━━━━━ Dataset section

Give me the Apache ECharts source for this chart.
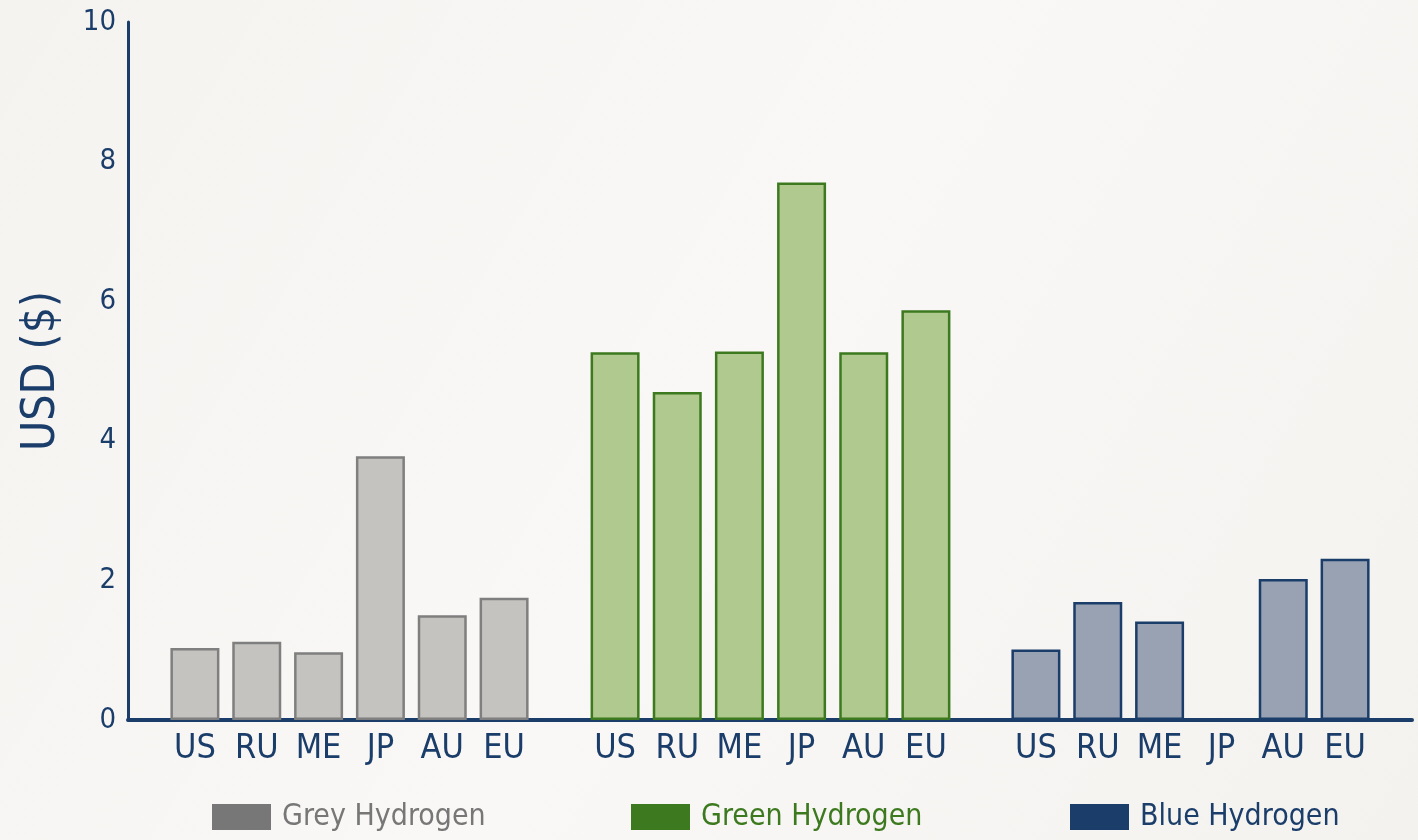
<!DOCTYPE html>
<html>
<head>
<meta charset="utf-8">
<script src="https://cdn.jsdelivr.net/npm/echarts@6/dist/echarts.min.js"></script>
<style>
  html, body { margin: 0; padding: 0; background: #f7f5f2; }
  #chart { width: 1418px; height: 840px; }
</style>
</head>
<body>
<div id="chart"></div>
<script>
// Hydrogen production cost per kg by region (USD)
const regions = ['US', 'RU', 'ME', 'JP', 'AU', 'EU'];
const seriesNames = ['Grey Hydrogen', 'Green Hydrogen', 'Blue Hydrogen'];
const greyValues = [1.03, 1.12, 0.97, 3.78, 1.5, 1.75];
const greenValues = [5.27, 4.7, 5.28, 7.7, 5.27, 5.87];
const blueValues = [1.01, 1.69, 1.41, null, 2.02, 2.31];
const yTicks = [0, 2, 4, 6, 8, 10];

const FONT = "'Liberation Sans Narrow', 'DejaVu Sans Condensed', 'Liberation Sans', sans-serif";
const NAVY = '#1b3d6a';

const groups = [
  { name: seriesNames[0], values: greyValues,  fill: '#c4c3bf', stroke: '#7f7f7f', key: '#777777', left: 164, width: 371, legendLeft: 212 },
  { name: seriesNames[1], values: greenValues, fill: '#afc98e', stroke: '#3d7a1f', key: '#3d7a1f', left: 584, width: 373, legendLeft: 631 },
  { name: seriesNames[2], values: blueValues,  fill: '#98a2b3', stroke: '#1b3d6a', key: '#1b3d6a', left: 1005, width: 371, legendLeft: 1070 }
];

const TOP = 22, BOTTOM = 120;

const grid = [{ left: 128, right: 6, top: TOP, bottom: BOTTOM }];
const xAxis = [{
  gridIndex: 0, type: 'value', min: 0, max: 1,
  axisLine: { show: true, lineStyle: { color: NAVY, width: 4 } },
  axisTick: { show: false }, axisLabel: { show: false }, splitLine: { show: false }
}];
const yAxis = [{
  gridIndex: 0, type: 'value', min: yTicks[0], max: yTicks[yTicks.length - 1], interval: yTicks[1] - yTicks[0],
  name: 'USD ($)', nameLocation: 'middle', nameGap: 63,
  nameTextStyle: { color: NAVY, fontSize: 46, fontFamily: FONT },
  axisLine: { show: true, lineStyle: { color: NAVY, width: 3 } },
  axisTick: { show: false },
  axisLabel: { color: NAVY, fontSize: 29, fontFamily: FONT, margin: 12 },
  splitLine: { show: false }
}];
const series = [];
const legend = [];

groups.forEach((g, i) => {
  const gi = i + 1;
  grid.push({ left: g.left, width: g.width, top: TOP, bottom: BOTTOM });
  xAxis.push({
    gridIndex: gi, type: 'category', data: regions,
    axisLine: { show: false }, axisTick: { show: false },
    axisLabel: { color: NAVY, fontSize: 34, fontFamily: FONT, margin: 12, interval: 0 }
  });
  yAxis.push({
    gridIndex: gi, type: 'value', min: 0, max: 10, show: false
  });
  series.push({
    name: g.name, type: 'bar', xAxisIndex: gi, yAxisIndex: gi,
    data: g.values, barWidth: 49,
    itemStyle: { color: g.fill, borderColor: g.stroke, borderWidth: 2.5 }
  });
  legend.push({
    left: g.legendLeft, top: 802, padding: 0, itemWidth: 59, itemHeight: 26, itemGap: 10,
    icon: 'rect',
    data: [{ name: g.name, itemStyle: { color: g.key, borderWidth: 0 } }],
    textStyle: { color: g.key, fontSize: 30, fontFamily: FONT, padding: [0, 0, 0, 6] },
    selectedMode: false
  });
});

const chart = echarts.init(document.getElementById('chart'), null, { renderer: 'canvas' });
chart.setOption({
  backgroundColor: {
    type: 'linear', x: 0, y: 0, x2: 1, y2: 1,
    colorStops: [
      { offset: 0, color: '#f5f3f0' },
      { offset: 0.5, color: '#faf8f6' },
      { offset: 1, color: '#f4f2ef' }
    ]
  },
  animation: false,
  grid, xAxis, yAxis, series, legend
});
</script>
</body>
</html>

━━━━━━━━━━

# [Problem]
Copy each line in full and exactly, omitting any picture.

# [Result for this exercise]
Give me the Apache ECharts source for this chart.
<!DOCTYPE html>
<html>
<head>
<meta charset="utf-8">
<script src="https://cdn.jsdelivr.net/npm/echarts@6/dist/echarts.min.js"></script>
<style>
  html, body { margin: 0; padding: 0; background: #f7f5f2; }
  #chart { width: 1418px; height: 840px; }
</style>
</head>
<body>
<div id="chart"></div>
<script>
// Hydrogen production cost per kg by region (USD)
const regions = ['US', 'RU', 'ME', 'JP', 'AU', 'EU'];
const seriesNames = ['Grey Hydrogen', 'Green Hydrogen', 'Blue Hydrogen'];
const greyValues = [1.03, 1.12, 0.97, 3.78, 1.5, 1.75];
const greenValues = [5.27, 4.7, 5.28, 7.7, 5.27, 5.87];
const blueValues = [1.01, 1.69, 1.41, null, 2.02, 2.31];
const yTicks = [0, 2, 4, 6, 8, 10];

const FONT = "'Liberation Sans Narrow', 'DejaVu Sans Condensed', 'Liberation Sans', sans-serif";
const NAVY = '#1b3d6a';

const groups = [
  { name: seriesNames[0], values: greyValues,  fill: '#c4c3bf', stroke: '#7f7f7f', key: '#777777', left: 164, width: 371, legendLeft: 212 },
  { name: seriesNames[1], values: greenValues, fill: '#afc98e', stroke: '#3d7a1f', key: '#3d7a1f', left: 584, width: 373, legendLeft: 631 },
  { name: seriesNames[2], values: blueValues,  fill: '#98a2b3', stroke: '#1b3d6a', key: '#1b3d6a', left: 1005, width: 371, legendLeft: 1070 }
];

const TOP = 22, BOTTOM = 120;

const grid = [{ left: 128, right: 6, top: TOP, bottom: BOTTOM }];
const xAxis = [{
  gridIndex: 0, type: 'value', min: 0, max: 1,
  axisLine: { show: true, lineStyle: { color: NAVY, width: 4 } },
  axisTick: { show: false }, axisLabel: { show: false }, splitLine: { show: false }
}];
const yAxis = [{
  gridIndex: 0, type: 'value', min: yTicks[0], max: yTicks[yTicks.length - 1], interval: yTicks[1] - yTicks[0],
  name: 'USD ($)', nameLocation: 'middle', nameGap: 63,
  nameTextStyle: { color: NAVY, fontSize: 46, fontFamily: FONT },
  axisLine: { show: true, lineStyle: { color: NAVY, width: 3 } },
  axisTick: { show: false },
  axisLabel: { color: NAVY, fontSize: 29, fontFamily: FONT, margin: 12 },
  splitLine: { show: false }
}];
const series = [];
const legend = [];

groups.forEach((g, i) => {
  const gi = i + 1;
  grid.push({ left: g.left, width: g.width, top: TOP, bottom: BOTTOM });
  xAxis.push({
    gridIndex: gi, type: 'category', data: regions,
    axisLine: { show: false }, axisTick: { show: false },
    axisLabel: { color: NAVY, fontSize: 34, fontFamily: FONT, margin: 12, interval: 0 }
  });
  yAxis.push({
    gridIndex: gi, type: 'value', min: 0, max: 10, show: false
  });
  series.push({
    name: g.name, type: 'bar', xAxisIndex: gi, yAxisIndex: gi,
    data: g.values, barWidth: 49,
    itemStyle: { color: g.fill, borderColor: g.stroke, borderWidth: 2.5 }
  });
  legend.push({
    left: g.legendLeft, top: 802, padding: 0, itemWidth: 59, itemHeight: 26, itemGap: 10,
    icon: 'rect',
    data: [{ name: g.name, itemStyle: { color: g.key, borderWidth: 0 } }],
    textStyle: { color: g.key, fontSize: 30, fontFamily: FONT, padding: [0, 0, 0, 6] },
    selectedMode: false
  });
});

const chart = echarts.init(document.getElementById('chart'), null, { renderer: 'canvas' });
chart.setOption({
  backgroundColor: {
    type: 'linear', x: 0, y: 0, x2: 1, y2: 1,
    colorStops: [
      { offset: 0, color: '#f5f3f0' },
      { offset: 0.5, color: '#faf8f6' },
      { offset: 1, color: '#f4f2ef' }
    ]
  },
  animation: false,
  grid, xAxis, yAxis, series, legend
});
</script>
</body>
</html>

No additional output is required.